Fine-Tuning Small LLMs for High-Quality Semantic Search: A Cost-Efficient Alternative to Foundation Models
PURIPANDA SHARAT CHANDRA
1Artificial Intelligence And Machine Learning & R V College of Engineering
Abstract - Large language models (LLMs) have demonstrated remarkable performance in natural language understanding, yet their deployment for real-time semantic search and recommendation tasks remains impractical due to significant computational demands. This paper introduces a cost-efficient framework for fine-tuning small-scale models tailored for high-quality semantic movie recommendation. We leverage Gemma 3, a compact generative model, to produce enriched natural language descriptions of movies from structured metadata, and Granite Embedder, a lightweight transformer-based encoder, to compute dense vector representations for semantic similarity retrieval. Fine-tuning is performed using contrastive learning on curated triplet datasets derived from public movie data sources, enabling the model to learn meaningful semantic distances between similar and dissimilar movie entries.
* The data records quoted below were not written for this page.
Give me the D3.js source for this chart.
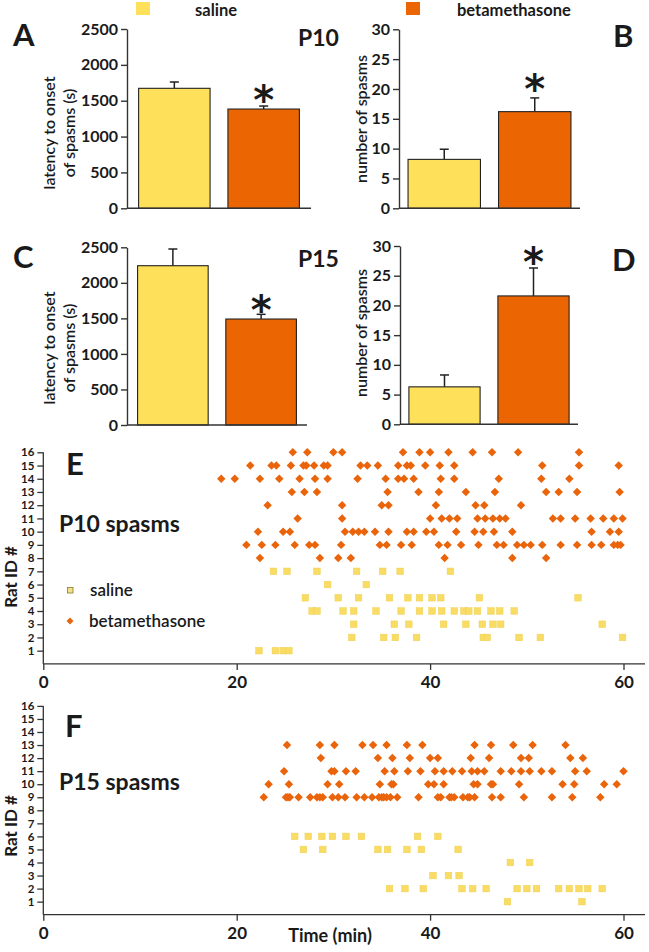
<!DOCTYPE html>
<html><head><meta charset="utf-8">
<script src="https://cdn.jsdelivr.net/npm/d3@7"></script>
<style>
body{margin:0;background:#fff}
svg{display:block}
text{font-family:Lato,"Open Sans",sans-serif;fill:#1a1a1a}
</style>
</head><body>
<svg id="c" width="649" height="952"></svg>
<script>
// ---------------- DATA ----------------
const groups = ["saline", "betamethasone"];
const latencyP10 = [1673, 1384];
const latencyP10Err = [88, 42];
const spasmsP10 = [8.2, 16.2];
const spasmsP10Err = [1.7, 2.3];
const latencyP15 = [2241, 1491];
const latencyP15Err = [235, 66];
const spasmsP15 = [6.3, 21.6];
const spasmsP15Err = [2.0, 4.7];
const latencyTicks = [0, 500, 1000, 1500, 2000, 2500];
const spasmTicks = [0, 5, 10, 15, 20, 25, 30];
const ratTicks = d3.range(1, 17);
const timeTicks = [0, 20, 40, 60];

// P10 raster: [rat id, spasm times (min)]
const p10Beta = [
  [16, [25.8, 27.3, 30.0, 30.9, 37.2, 38.9, 40.0, 41.9, 44.4, 46.4, 49.1, 55.4]],
  [15, [21.4, 23.6, 24.1, 25.6, 26.9, 27.2, 28.0, 29.0, 29.4, 32.8, 33.5, 34.6, 36.7, 37.6, 38.0, 39.5, 41.0, 42.5, 51.6, 55.4, 59.5]],
  [14, [18.4, 19.8, 22.4, 24.4, 26.5, 28.1, 29.4, 32.5, 35.4, 36.7, 37.3, 38.3, 41.1, 42.5, 47.1, 51.5, 54.4]],
  [13, [25.7, 27.0, 28.3, 35.6, 38.8, 40.9, 43.7, 46.7, 52.0, 53.3, 55.2, 59.6]],
  [12, [23.2, 30.9, 35.0, 35.7, 40.6, 44.7, 45.6, 49.4]],
  [11, [26.3, 30.9, 40.0, 41.2, 42.0, 42.8, 44.9, 45.7, 46.5, 47.2, 47.8, 52.7, 53.5, 55.0, 56.6, 57.9, 59.0, 59.9]],
  [10, [22.2, 24.8, 25.5, 31.2, 32.0, 32.6, 33.2, 34.3, 35.7, 37.6, 38.3, 39.6, 40.4, 42.7, 44.6, 45.5, 46.6, 48.5, 56.7, 58.6, 59.5]],
  [9, [21.0, 22.6, 24.0, 26.0, 27.5, 28.1, 30.8, 34.8, 35.5, 37.0, 38.1, 40.9, 41.8, 43.2, 45.0, 46.9, 47.6, 49.0, 49.7, 50.4, 51.6, 53.5, 55.2, 56.7, 57.7, 59.0, 59.4, 59.7]],
  [8, [22.4, 28.6, 30.5, 31.8, 41.5, 48.5, 52.0]]
];
const p10Saline = [
  [7, [23.8, 25.2, 28.3, 32.4, 35.1, 36.9, 42.1]],
  [6, [29.4, 33.4]],
  [5, [27.1, 30.5, 32.6, 35.8, 37.7, 38.9, 40.2, 41.1, 45.1, 55.3]],
  [4, [27.8, 28.3, 31.0, 32.1, 34.4, 37.0, 38.9, 40.2, 41.2, 42.5, 43.5, 44.0, 44.9, 46.3, 47.2, 48.7]],
  [3, [32.1, 36.3, 37.8, 41.4, 43.7, 45.4, 46.5, 47.3, 57.8]],
  [2, [31.9, 35.2, 36.4, 38.6, 45.5, 45.9, 49.2, 51.4, 59.9]],
  [1, [22.3, 24.0, 24.8, 25.4]]
];
// P15 raster
const p15Beta = [
  [13, [25.2, 28.6, 30.1, 33.0, 34.1, 35.5, 37.6, 39.2, 44.6, 46.3, 48.6, 50.6, 54.0]],
  [12, [28.7, 34.6, 36.1, 37.9, 40.0, 40.8, 44.2, 46.1, 49.4, 50.2, 54.5, 55.8]],
  [11, [24.9, 29.8, 30.1, 31.3, 32.3, 35.3, 36.3, 37.7, 39.0, 40.5, 41.4, 42.3, 43.3, 44.3, 44.9, 45.6, 47.3, 48.4, 49.4, 50.3, 51.5, 52.6, 55.0, 56.2, 60.0]],
  [10, [23.3, 25.4, 29.4, 30.6, 34.8, 36.0, 36.2, 39.8, 40.4, 41.4, 44.5, 44.9, 46.3, 46.5, 49.2, 53.7, 54.9, 58.0, 59.3]],
  [9, [22.8, 25.1, 25.3, 25.5, 26.4, 27.6, 28.3, 28.6, 28.9, 29.9, 30.5, 31.2, 32.4, 33.2, 34.0, 34.7, 35.0, 35.2, 35.5, 35.9, 36.6, 38.8, 40.8, 41.1, 42.0, 42.2, 42.5, 43.4, 43.9, 44.1, 44.6, 46.4, 47.3, 49.7, 52.6, 54.7, 57.6]]
];
const p15Saline = [
  [6, [26.0, 27.4, 28.8, 29.9, 31.3, 32.9, 38.7, 40.8]],
  [5, [26.9, 28.9, 34.6, 35.6, 37.6, 39.1, 42.9]],
  [4, [48.3, 50.3]],
  [3, [40.3, 41.9, 43.0]],
  [2, [35.8, 37.4, 39.3, 43.3, 44.4, 45.8, 49.0, 50.0, 51.0, 53.3, 54.4, 55.4, 56.3, 57.8]],
  [1, [48.0, 55.7]]
];

// ---------------- STYLE ----------------
const barColors = ["#FEE05A", "#EC6503"];
const dotSaline = "#F9DC63";
const dotBeta = "#E9640B";
const INK = "#1a1a1a";
const svg = d3.select("#c");

function txt(x, y, s, size, opts = {}) {
  const t = svg.append("text").attr("x", x).attr("y", y).text(s)
    .attr("font-size", size).attr("font-weight", opts.weight || 700)
    .attr("text-anchor", opts.anchor || "start");
  if (opts.rotate) t.attr("transform", `rotate(-90,${x},${y})`);
  if (opts.family) t.style("font-family", opts.family);
  return t;
}

// ---------------- TOP LEGEND ----------------
const topLegend = d3.scaleOrdinal().domain(groups).range([136, 406]);
groups.forEach((g, i) => {
  svg.append("rect").attr("x", topLegend(g)).attr("y", 2).attr("width", 14).attr("height", 13).attr("fill", barColors[i]);
  txt(topLegend(g) + (i ? 51 : 59), 16, g, 16.5, {weight: 700});
});

// ---------------- BAR PANELS ----------------
function barPanel(o) {
  const x = d3.scaleBand().domain(groups).range([o.x0, o.x1]).paddingInner(0.2).paddingOuter(o.po);
  const y = d3.scaleLinear().domain([0, o.max]).range([o.y0, o.y1]);
  const g = svg.append("g");
  groups.forEach((d, i) => {
    const cx = x(d) + x.bandwidth() / 2;
    g.append("line").attr("x1", cx).attr("x2", cx).attr("y1", y(o.values[i])).attr("y2", y(o.values[i] + o.errs[i]))
      .attr("stroke", "#222").attr("stroke-width", 1.5);
    g.append("line").attr("x1", cx - 4.5).attr("x2", cx + 4.5).attr("y1", y(o.values[i] + o.errs[i])).attr("y2", y(o.values[i] + o.errs[i]))
      .attr("stroke", "#222").attr("stroke-width", 1.5);
  });
  g.selectAll("rect.bar").data(groups).join("rect").attr("class", "bar")
    .attr("x", d => x(d)).attr("width", x.bandwidth())
    .attr("y", (d, i) => y(o.values[i])).attr("height", (d, i) => o.y0 - y(o.values[i]))
    .attr("fill", (d, i) => barColors[i]).attr("stroke", "#222").attr("stroke-width", 1.1);
  const ax = g.append("g").attr("transform", `translate(${o.x0},0)`)
    .call(d3.axisLeft(y).tickValues(o.ticks).tickFormat(d3.format("d")).tickSize(6).tickPadding(3).tickSizeOuter(0));
  ax.selectAll("path,line").attr("stroke", "#333").attr("stroke-width", 1.4);
  ax.selectAll("text").attr("font-size", 16).attr("font-weight", 700).style("font-family", "Lato,sans-serif").attr("fill", INK);
  g.append("line").attr("x1", o.x0).attr("x2", o.x1).attr("y1", o.y0).attr("y2", o.y0).attr("stroke", "#333").attr("stroke-width", 1.4);
  const sx = x(groups[1]) + x.bandwidth() / 2;
  const top = y(o.values[1] + o.errs[1]);
  txt(sx, top + o.sd, "*", 40, {anchor: "middle", weight: 700, family: "DejaVu Sans"});
  o.label.forEach((l, k) => txt(o.lx + k * 20, o.ly, l, 16, {anchor: "middle", rotate: true, weight: 600}));
}

barPanel({x0: 127, x1: 311, y0: 208.3, y1: 29, max: 2500, ticks: latencyTicks, values: latencyP10, errs: latencyP10Err, po: 0.13,
  label: ["latency to onset", "of spasms (s)"], lx: 55, ly: 133, sd: 8});
barPanel({x0: 399, x1: 580, y0: 208.3, y1: 29.3, max: 30, ticks: spasmTicks, values: spasmsP10, errs: spasmsP10Err, po: 0.1,
  label: ["number of spasms"], lx: 367, ly: 119, sd: 5});
barPanel({x0: 127, x1: 307, y0: 425, y1: 247.3, max: 2500, ticks: latencyTicks, values: latencyP15, errs: latencyP15Err, po: 0.12,
  label: ["latency to onset", "of spasms (s)"], lx: 55, ly: 348, sd: 10});
barPanel({x0: 400, x1: 578, y0: 424.3, y1: 246, max: 30, ticks: spasmTicks, values: spasmsP15, errs: spasmsP15Err, po: 0.1,
  label: ["number of spasms"], lx: 367, ly: 333, sd: 8});

// panel letters / titles
txt(13, 46, "A", 31);
txt(298, 46, "P10", 23);
txt(613, 47, "B", 31);
txt(13, 268, "C", 31);
txt(298, 267, "P15", 23);
txt(612, 271, "D", 31);

// ---------------- RASTERS ----------------
const xT = d3.scaleLinear().domain([0, 60]).range([43.3, 623.5]);
const diamond = d3.symbol().type(d3.symbolSquare).size(36)();

function raster(o) {
  const y = d3.scaleLinear().domain([0, 16]).range([o.y0, o.y1]);
  const g = svg.append("g");
  const flat = (arr) => arr.flatMap(([rat, ts]) => ts.map(t => ({rat, t})));
  g.selectAll("rect.sal").data(flat(o.saline)).join("rect").attr("class", "sal")
    .attr("x", d => xT(d.t) - 3.3).attr("y", d => y(d.rat) - 3.3).attr("width", 6.6).attr("height", 6.6)
    .attr("fill", dotSaline).attr("stroke", "#EFCF55").attr("stroke-width", 0.5);
  g.selectAll("path.bet").data(flat(o.beta)).join("path").attr("class", "bet")
    .attr("d", diamond).attr("transform", d => `translate(${xT(d.t)},${y(d.rat)}) rotate(45)`)
    .attr("fill", dotBeta);
  const ay = g.append("g").attr("transform", `translate(${xT(0)},0)`)
    .call(d3.axisLeft(y).tickValues(ratTicks).tickSize(6).tickPadding(3).tickSizeOuter(0));
  ay.select(".domain").attr("d", `M-0,${y(16)}V${y(0)}`);
  ay.selectAll("path,line").attr("stroke", "#333").attr("stroke-width", 1.3);
  ay.selectAll("text").attr("font-size", 11.5).attr("font-weight", 700).style("font-family", "Lato,sans-serif").attr("fill", INK);
  const axx = g.append("g").attr("transform", `translate(0,${o.y0})`)
    .call(d3.axisBottom(xT).tickValues(timeTicks).tickSize(6).tickPadding(6).tickSizeOuter(0));
  axx.select(".domain").attr("d", `M${xT(0)},0H645`);
  axx.selectAll("path,line").attr("stroke", "#333").attr("stroke-width", 1.3);
  axx.selectAll("text").attr("font-size", 17).attr("font-weight", 700).style("font-family", "Lato,sans-serif").attr("fill", INK);
  txt(17, o.ratY, "Rat ID #", 17, {anchor: "middle", rotate: true, weight: 700});
}

raster({y0: 663.9, y1: 452.3, beta: p10Beta, saline: p10Saline, ratY: 577});
raster({y0: 914.7, y1: 705.9, beta: p15Beta, saline: p15Saline, ratY: 826});

txt(66, 475, "E", 31);
txt(59, 532, "P10 spasms", 23);
txt(65, 737, "F", 31);
txt(59, 790, "P15 spasms", 23);
txt(330, 942, "Time (min)", 18, {anchor: "middle"});

// raster legend
svg.append("rect").attr("x", 67.5).attr("y", 587.5).attr("width", 5.5).attr("height", 5.5)
  .attr("fill", "#F5E08A").attr("stroke", "#8a7a30").attr("stroke-width", 0.8);
svg.append("path").attr("d", d3.symbol().type(d3.symbolSquare).size(24)()).attr("transform", "translate(70,621) rotate(45)").attr("fill", dotBeta);
txt(90, 596, "saline", 17, {weight: 600});
txt(89, 627, "betamethasone", 17, {weight: 600});
</script>
</body></html>
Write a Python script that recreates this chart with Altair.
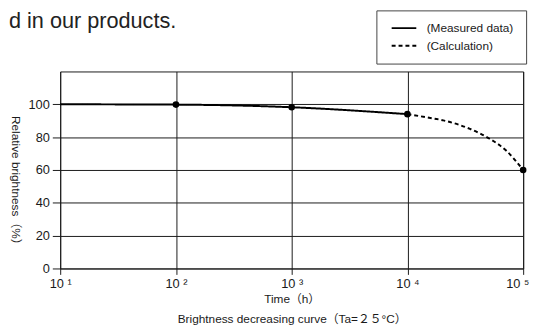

Our pipeline developed using Python with Hugging Face Transformers, PyTorch, Qdrant supports end-to-end generation, embedding, and retrieval of semantically similar movies. All experiments were conducted on an AWS EC2 instance equipped with a 24 GB GPU, allowing for efficient training and inference at scale. We demonstrate a notable improvement in recommendation quality, with Recall@10 increasing from 0.56 to 0.81, and mean cosine similarity between relevant movie vectors improving from 0.43 to 0.72 after fine-tuning. A sample system output, such as “If you enjoyed avengers:age of ultron, you might love eternals for its mind-bending story and similar sci-fi execution,” showcases the model’s contextual sensitivity and domain-specific relevance. This research highlights a scalable, low-cost alternative to large foundation models for semantic search and recommendation tasks, effective as of June 2, 2025.
Key Words: Semantic Search, Fine-Tuning, Small Language Models, Vector Embeddings, Cost-Efficiency.